We also need to bound I in the loop invariant, as we're inserting the above loop invariant in the middle of the loop, hence we do not get "for free" that I satisfies the loop test:

 pragma Loop_Invariant (I <= Haystack'Length - Needle'Length);

With these additions, GNATprove proves all checks in QS, including its postcondition, but it does not prove its loop invariant:

string_search.adb:111:81: medium: loop invariant might fail after first iteration, cannot prove not Match_At (Needle, Haystack, K) (e.g. when Haystack = (0 => 'NUL', 5 => 'NUL', others => 'SOH') and Haystack'First = 1 and Haystack'Last = 6 and I = 4 and K = 5 and Needle = (0 => 'SOH', 3 => 'SOH', 4 => 'SOH', 6 => 'SOH', others => 'NUL') and Needle'First = 1 and Needle'Last = 2)
string_search.adb:111:81: medium: loop invariant might fail in first iteration, cannot prove not Match_At (Needle, Haystack, K) (e.g. when Haystack = (0 => 'NUL', 2 => 'NUL', others => 'SOH') and Haystack'First = 1 and Haystack'Last = 3 and I = 1 and K = 2 and Needle = (0 => 'SOH', 3 => 'SOH', others => 'NUL') and Needle'First = 1 and Needle'Last = 2)


This is expected. There is a big reasoning gap to go from the postcondition of Make_Bad_Shift to the loop invariant in QS. We are going to use ghost code to close that gap and convince GNATprove that the loop invariant holds in every iteration.

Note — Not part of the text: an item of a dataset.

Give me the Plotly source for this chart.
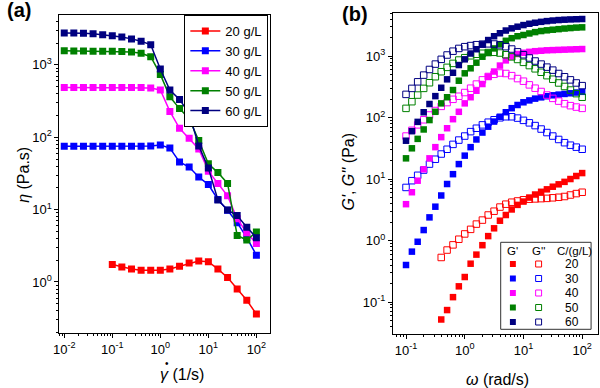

What we need to show is that, for every starting position that is skipped (for K in the range I + 1 to I + Bad_Shift(Haystack(I + Needle'Length)) - 1), the needle cannot align with the haystack at that position. In fact, we know exactly at which position these alignments would fail: at the position "I + Needle'Length" in Haystack. Looking at the postcondition of Make_Bad_Shift, this corresponds to position "I + Needle'Length - K + 1" in Needle. Let's write it down just before the loop invariant:

       for K in I + 1 .. I + Bad_Shift(Haystack(I + Needle'Length)) - 1 loop
pragma Assert (Haystack(I + Needle'Length) /= Needle(I + Needle'Length - K + 1));
pragma Assert (not Match_At (Needle, Haystack, K));
end loop;

GNATprove proves the above assertions, using the first one to prove the second one, so we can now accumulate this information in a loop invariant for all values of positions that are skipped:

 for K in I + 1 .. I + Bad_Shift(Haystack(I + Needle'Length)) - 1 loop
pragma Assert (Haystack(I + Needle'Length) /= Needle(I + Needle'Length - K + 1));
pragma Loop_Invariant
(for all L in 1 .. K => not Match_At (Needle, Haystack, L));
end loop;


With this addition of ghost code, GNATprove proves all checks in QS, including its postcondition and loop invariants. In the final version of that code, I'm using a local ghost procedure Prove_QS instead of inlining the ghost code in the implementation of QS. That way, GNATprove still internally inlines the implementation of Prove_QS to prove QS, but the compiler will completely get rid of the body and call to Prove_QS in the final executable built without assertions:

 function QS (Needle, Haystack : in Text) return Natural is
I : Positive;

procedure Prove_QS with Ghost is
Shift : constant Positive := Bad_Shift(Haystack(I + Needle'Length));
begin
for K in I + 1 .. I + Shift - 1 loop
pragma Assert (Haystack(I + Needle'Length) /= Needle(I + Needle'Length - K + 1));
pragma Loop_Invariant
(for all L in 1 .. K => not Match_At (Needle, Haystack, L));
end loop;
end Prove_QS;

begin
--  Preprocessing

--  Searching
I := 1;
while I <= Haystack'Length - Needle'Length + 1 loop
if Needle = Haystack(I .. I + (Needle'Last - 1)) then
return I;
end if;
exit when I = Haystack'Length - Needle'Length + 1;

Prove_QS;

pragma Loop_Variant (Increases => I);
pragma Loop_Invariant (I <= Haystack'Length - Needle'Length);
pragma Loop_Invariant
(for all K in 1 .. I + Bad_Shift(Haystack(I + Needle'Length)) - 1 => not Match_At (Needle, Haystack, K));

I := I + Bad_Shift(Haystack(I + Needle'Length));  --  Shift
end loop;

return 0;
end QS;

I also added a loop variant to ensure that the while-loop will terminate. For-loops always terminate in SPARK because the loop index cannot be assigned by the user (contrary to what C allows), but while-loops or plain-loops might not terminate, hence the use of a loop variant to verify their termination.

The code presented in this post is available on GitHub: spec and body. Now a challenge for Frama-C users is to translate back the functional proof of QS in SPARK into C and Frama-C!

The project SPARK-by-Example by Christophe Garion and Jérôme Hugues contains other examples of functionally proven string algorithms, which correspond to the SPARK version of the work done by Jens Gerlach with Frama-C in the ACSL-by-Example project.